One of the best things about it is the way you see the radiant positivity of the performers transferred to the members of the audience who are interviewed after they watch the show.  This feels really important to me - maybe it's the point of spending all those hours honing and creating something amazing? Communicating a part of your passion and inspiration to other people, who maybe aren't able to spend the time connecting with those things through physical training, but can benefit from sharing them nonetheless?   

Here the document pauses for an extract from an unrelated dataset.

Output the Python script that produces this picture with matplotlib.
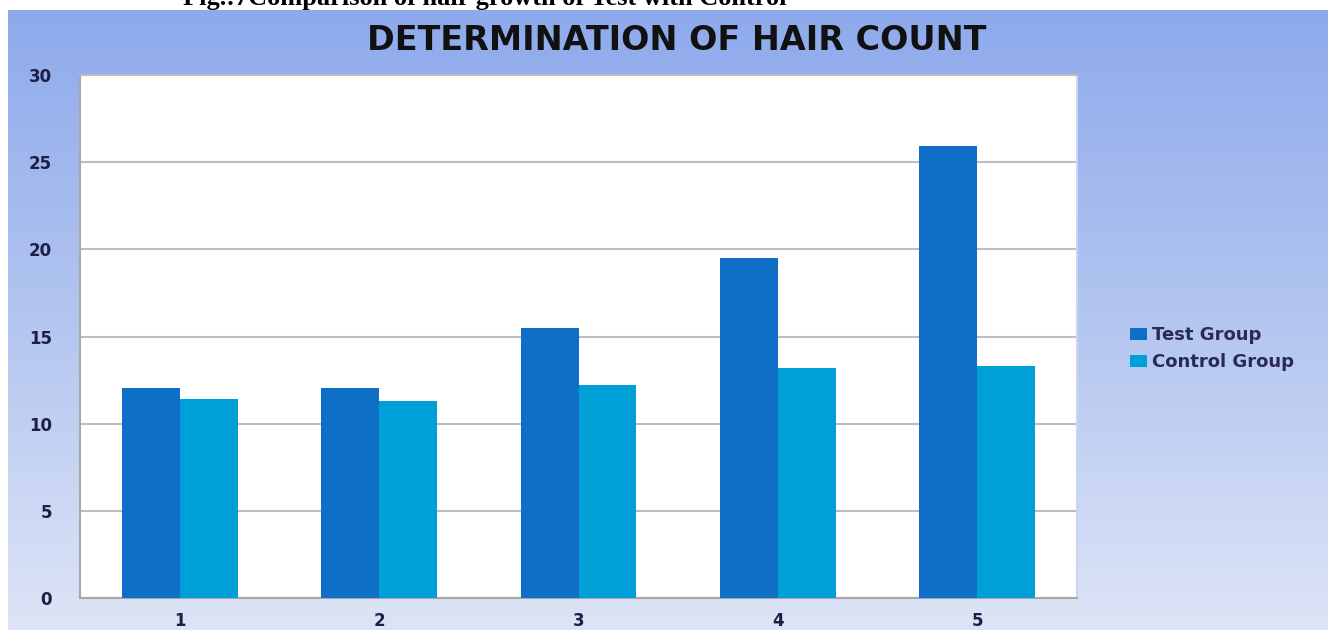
import numpy as np
import matplotlib
matplotlib.use("Agg")
import matplotlib.pyplot as plt
from matplotlib.colors import LinearSegmentedColormap

categories = ["1", "2", "3", "4", "5"]
test_group = [12.05, 12.05, 15.5, 19.5, 25.9]
control_group = [11.4, 11.3, 12.2, 13.2, 13.3]
y_ticks = [0, 5, 10, 15, 20, 25, 30]

W, H = 1328, 630
fig = plt.figure(figsize=(W / 100, H / 100), dpi=100)
fig.patch.set_facecolor("white")

# blue gradient panel behind the chart
bg = fig.add_axes([8 / W, 0, 1 - 8 / W, (H - 10) / H])
cmap = LinearSegmentedColormap.from_list("panel", ["#8eaaec", "#b3c6f0", "#dde4f6"])
grad = np.linspace(0, 1, 256).reshape(-1, 1)
bg.imshow(grad, aspect="auto", cmap=cmap, extent=[0, 1, 0, 1], origin="upper")
bg.set_axis_off()

# caption running off the top edge
fig.text(183 / W, 1 + 1 / H, "Fig.:7Comparison of hair growth of Test with Control",
         family="Liberation Serif", weight="bold", fontsize=19, color="black",
         ha="left", va="center")

ax = fig.add_axes([80 / W, (H - 598) / H, (1077 - 80) / W, (598 - 75) / H])
ax.set_facecolor("white")

x = np.arange(len(categories))
width = 0.29
ax.bar(x - width / 2, test_group, width, color="#0f6ec6", label="Test Group", zorder=3)
ax.bar(x + width / 2, control_group, width, color="#019fd8", label="Control Group", zorder=3)

ax.set_xlim(-0.5, len(categories) - 0.5)
ax.set_ylim(0, 30)
ax.set_yticks(y_ticks)
ax.set_xticks(x)
ax.set_xticklabels(categories)
ax.yaxis.grid(True, color="#bdbdbd", linewidth=1.5, zorder=0)
ax.tick_params(axis="both", length=0, labelsize=12, labelcolor="#1f1f45")
ax.tick_params(axis="y", pad=20)
ax.tick_params(axis="x", pad=10)
for lbl in ax.get_xticklabels() + ax.get_yticklabels():
    lbl.set_fontweight("bold")

ax.spines["right"].set_color("#c9d6f3")
ax.spines["top"].set_color("#bdbdbd")
ax.spines["left"].set_color("#a8a8a8")
ax.spines["bottom"].set_color("#a8a8a8")
for s in ax.spines.values():
    s.set_linewidth(1.5)

fig.text(677 / W, 1 - 40 / H, "DETERMINATION OF HAIR COUNT", fontsize=24,
         weight="bold", color="#111111", ha="center", va="center")

leg = fig.legend(loc="upper left", bbox_to_anchor=(1114 / W, 1 - 310 / H),
                 frameon=False, prop={"size": 13, "weight": "bold"},
                 handlelength=0.9, handleheight=0.6,
                 handletextpad=0.3, labelspacing=0.5)
for t in leg.get_texts():
    t.set_color("#2a2a55")

fig.savefig("out.png", dpi=100)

The aspect of this video that really stayed with me, though, are some of the things the performers say near the end:

'when you are onstage, you feel a sense of real joy. You have to really concentrate and you get a really nice feeling...'

'When we're in this ordinary everyday world, we feel ordinary. But when I'm in the circus and I'm up in the air doing a sequence I know really well, I have a feeling of lightness... like a dove flying free.  I feel really free.'

'When I get on stage, it's just like I'm dreaming. I forget everything in my head, everything vanishes. I'm not there, my body is just doing things unconsciously.'

I think this really helps explain why learning circus skills can have such a strong effect on people.  The words 'freedom' and 'joy' come up again and again in talk about the experience of doing things like aerial and acrobatics.  And the idea of concentration and forgetting yourself fits exactly with the whole theory of 'flow' - the younger boy in the film even uses that very word: 'I just flow with the show, flow and flow...til I feel it's over.'  You've probably encountered it before, but basically 'flow' is the mental state that is supposed to occur when someone is immersed in an activity which is neither too difficult or too easy, but is perfectly pitched to their abilities with clear, achievable goals. When you are in flow, you are so absorbed in what you're doing that you lose all sense of time, or yourself, and your emotions are spontaneously positive and energised.  Flow is pretty much the key to happiness - if you believe what Mihaly Csikszentmihalyi says anyway (I think I do). 

This all may be particularly interesting to me because I'm so into the idea of the 'benefits' of doing circus (and because I have a bit of an unrequited desire to visit Morocco), but I really think this is an excellent piece of human interest documentary.  Hopefully you do too!